• What you are asked to do
Produce nothing but an exact copy of the lines from the one containing "Output the web" through the one containing "const yTicks = [0, 0.1, 0.2, 0.3, 0.4, 0.5, 0.6, 0.7];", and do not carry over pictures.

**** Material for this exercise

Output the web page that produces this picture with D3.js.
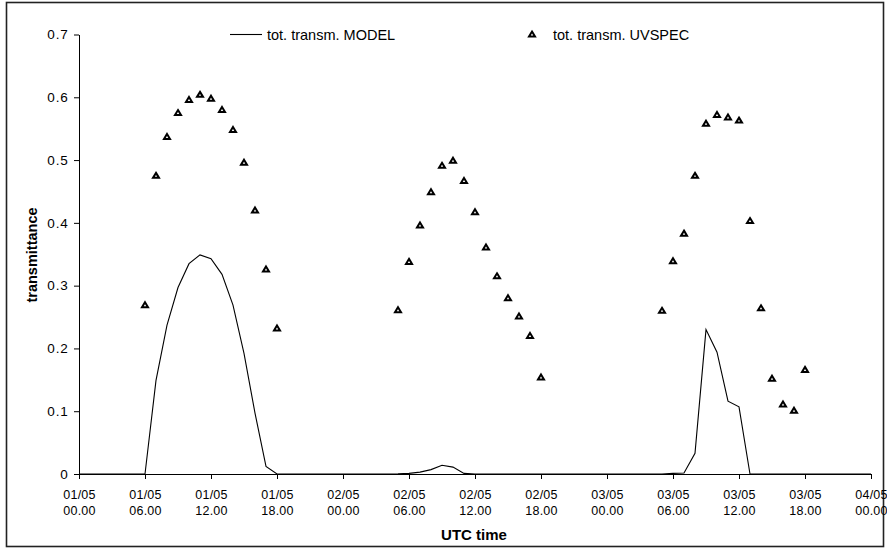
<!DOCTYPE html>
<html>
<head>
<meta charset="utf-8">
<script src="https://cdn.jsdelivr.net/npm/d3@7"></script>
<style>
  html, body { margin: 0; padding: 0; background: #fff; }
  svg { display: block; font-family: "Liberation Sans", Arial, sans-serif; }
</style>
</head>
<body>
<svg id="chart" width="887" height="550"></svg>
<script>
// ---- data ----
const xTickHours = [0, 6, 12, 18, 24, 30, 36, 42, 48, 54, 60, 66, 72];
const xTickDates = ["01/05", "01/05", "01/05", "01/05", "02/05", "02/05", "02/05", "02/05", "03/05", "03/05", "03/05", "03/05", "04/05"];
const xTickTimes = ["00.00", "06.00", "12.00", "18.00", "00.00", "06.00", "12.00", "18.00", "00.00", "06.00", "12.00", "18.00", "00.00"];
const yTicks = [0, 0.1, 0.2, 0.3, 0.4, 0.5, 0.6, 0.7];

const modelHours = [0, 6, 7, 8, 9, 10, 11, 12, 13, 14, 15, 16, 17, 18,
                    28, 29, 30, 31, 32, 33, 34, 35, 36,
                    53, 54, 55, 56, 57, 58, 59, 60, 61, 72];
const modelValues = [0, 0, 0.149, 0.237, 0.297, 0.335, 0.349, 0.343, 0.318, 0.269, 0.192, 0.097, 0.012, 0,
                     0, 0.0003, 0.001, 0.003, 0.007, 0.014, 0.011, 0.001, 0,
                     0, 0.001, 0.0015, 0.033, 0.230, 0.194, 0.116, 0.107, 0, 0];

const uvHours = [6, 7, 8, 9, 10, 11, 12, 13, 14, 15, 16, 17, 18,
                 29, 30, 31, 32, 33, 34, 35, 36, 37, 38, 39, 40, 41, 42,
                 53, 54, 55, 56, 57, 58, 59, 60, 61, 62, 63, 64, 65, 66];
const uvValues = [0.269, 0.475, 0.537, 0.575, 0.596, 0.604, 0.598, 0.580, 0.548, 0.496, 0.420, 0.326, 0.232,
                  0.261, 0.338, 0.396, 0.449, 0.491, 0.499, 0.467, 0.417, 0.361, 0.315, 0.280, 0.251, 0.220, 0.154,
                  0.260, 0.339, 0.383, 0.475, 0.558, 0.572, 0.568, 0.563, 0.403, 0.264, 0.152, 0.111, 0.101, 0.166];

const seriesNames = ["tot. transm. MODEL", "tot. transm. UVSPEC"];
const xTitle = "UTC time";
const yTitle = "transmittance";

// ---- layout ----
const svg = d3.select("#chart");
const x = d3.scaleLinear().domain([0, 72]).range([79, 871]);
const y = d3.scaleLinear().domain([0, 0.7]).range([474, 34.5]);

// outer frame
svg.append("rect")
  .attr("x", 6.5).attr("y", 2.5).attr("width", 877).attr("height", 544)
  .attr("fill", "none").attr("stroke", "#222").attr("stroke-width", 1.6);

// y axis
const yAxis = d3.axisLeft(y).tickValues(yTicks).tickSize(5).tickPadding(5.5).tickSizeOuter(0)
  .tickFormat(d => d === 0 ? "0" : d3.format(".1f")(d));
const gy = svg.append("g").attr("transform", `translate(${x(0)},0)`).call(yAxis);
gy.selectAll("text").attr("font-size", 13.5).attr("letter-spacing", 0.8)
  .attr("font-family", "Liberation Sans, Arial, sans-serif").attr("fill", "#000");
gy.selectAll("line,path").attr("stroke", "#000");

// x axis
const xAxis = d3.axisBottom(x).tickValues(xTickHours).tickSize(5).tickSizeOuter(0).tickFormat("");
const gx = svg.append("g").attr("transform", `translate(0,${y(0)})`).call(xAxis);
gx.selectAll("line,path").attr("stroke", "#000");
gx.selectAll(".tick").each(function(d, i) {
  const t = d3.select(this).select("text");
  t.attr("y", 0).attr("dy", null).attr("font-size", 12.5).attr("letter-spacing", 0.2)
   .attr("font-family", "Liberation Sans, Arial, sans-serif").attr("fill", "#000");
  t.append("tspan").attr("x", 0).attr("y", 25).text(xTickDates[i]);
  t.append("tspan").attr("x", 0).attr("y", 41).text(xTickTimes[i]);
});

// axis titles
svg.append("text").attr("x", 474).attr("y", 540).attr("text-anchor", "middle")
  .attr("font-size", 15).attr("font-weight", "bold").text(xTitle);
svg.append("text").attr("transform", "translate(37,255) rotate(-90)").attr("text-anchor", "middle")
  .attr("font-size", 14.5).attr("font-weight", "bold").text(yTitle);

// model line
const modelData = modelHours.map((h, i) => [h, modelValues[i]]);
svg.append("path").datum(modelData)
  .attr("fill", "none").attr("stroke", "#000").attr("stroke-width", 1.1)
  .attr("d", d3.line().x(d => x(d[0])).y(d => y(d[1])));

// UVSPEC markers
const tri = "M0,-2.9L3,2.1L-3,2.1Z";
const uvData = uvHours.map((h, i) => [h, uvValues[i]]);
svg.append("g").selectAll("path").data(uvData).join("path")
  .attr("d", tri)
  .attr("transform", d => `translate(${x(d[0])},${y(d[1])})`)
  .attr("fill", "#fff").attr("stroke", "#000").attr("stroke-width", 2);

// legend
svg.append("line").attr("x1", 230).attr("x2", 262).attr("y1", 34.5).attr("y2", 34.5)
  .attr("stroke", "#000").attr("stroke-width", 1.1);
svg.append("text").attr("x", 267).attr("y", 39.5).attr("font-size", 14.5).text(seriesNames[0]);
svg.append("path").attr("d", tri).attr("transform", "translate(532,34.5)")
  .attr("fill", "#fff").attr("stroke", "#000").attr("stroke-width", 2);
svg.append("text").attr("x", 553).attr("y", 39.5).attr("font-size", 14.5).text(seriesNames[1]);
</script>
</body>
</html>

********
**** Material for this exercise

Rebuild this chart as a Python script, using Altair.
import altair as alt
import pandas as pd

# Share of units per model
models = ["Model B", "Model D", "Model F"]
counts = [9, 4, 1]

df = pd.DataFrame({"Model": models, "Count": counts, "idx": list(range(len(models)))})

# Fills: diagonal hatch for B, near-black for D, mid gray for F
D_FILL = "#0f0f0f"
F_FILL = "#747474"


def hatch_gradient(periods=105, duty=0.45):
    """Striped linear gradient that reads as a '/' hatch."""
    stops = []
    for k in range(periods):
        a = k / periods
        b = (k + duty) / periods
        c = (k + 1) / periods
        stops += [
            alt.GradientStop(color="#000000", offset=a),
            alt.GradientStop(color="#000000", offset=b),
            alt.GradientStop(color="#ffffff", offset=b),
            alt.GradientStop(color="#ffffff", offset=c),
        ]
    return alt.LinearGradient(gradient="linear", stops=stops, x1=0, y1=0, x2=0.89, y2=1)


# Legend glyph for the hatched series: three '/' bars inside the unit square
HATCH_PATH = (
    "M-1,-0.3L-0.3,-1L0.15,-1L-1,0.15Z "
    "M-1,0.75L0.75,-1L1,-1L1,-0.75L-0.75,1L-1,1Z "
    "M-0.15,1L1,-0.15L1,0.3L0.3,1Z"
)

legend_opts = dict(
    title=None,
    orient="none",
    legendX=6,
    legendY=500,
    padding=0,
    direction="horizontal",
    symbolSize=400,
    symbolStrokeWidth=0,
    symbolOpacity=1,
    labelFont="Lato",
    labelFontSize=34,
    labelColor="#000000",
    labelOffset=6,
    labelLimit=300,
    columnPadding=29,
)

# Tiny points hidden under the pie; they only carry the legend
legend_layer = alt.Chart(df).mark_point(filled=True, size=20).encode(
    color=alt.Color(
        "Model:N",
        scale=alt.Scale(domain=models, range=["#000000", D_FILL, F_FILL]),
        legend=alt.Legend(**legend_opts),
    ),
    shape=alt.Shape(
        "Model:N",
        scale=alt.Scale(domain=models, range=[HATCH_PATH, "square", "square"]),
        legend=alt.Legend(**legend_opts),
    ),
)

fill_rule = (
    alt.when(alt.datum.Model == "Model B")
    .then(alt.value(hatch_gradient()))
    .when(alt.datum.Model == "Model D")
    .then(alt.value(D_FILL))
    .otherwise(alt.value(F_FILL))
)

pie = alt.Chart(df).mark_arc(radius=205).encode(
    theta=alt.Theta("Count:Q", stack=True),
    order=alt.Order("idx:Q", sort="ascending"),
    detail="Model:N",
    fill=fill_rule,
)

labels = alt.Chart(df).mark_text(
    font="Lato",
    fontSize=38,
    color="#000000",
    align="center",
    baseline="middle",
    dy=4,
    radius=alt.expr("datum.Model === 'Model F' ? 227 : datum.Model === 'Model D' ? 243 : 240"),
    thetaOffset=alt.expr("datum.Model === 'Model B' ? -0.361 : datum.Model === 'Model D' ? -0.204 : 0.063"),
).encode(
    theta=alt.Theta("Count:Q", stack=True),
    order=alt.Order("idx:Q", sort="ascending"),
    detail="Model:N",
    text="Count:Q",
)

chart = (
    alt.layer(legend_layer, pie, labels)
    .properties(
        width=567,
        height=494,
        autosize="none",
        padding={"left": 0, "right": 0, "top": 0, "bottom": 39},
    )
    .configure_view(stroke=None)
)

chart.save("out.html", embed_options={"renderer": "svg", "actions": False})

********

• Result of this task
Output the web page that produces this picture with D3.js.
<!DOCTYPE html>
<html>
<head>
<meta charset="utf-8">
<script src="https://cdn.jsdelivr.net/npm/d3@7"></script>
<style>
  html, body { margin: 0; padding: 0; background: #fff; }
  svg { display: block; font-family: "Liberation Sans", Arial, sans-serif; }
</style>
</head>
<body>
<svg id="chart" width="887" height="550"></svg>
<script>
// ---- data ----
const xTickHours = [0, 6, 12, 18, 24, 30, 36, 42, 48, 54, 60, 66, 72];
const xTickDates = ["01/05", "01/05", "01/05", "01/05", "02/05", "02/05", "02/05", "02/05", "03/05", "03/05", "03/05", "03/05", "04/05"];
const xTickTimes = ["00.00", "06.00", "12.00", "18.00", "00.00", "06.00", "12.00", "18.00", "00.00", "06.00", "12.00", "18.00", "00.00"];
const yTicks = [0, 0.1, 0.2, 0.3, 0.4, 0.5, 0.6, 0.7];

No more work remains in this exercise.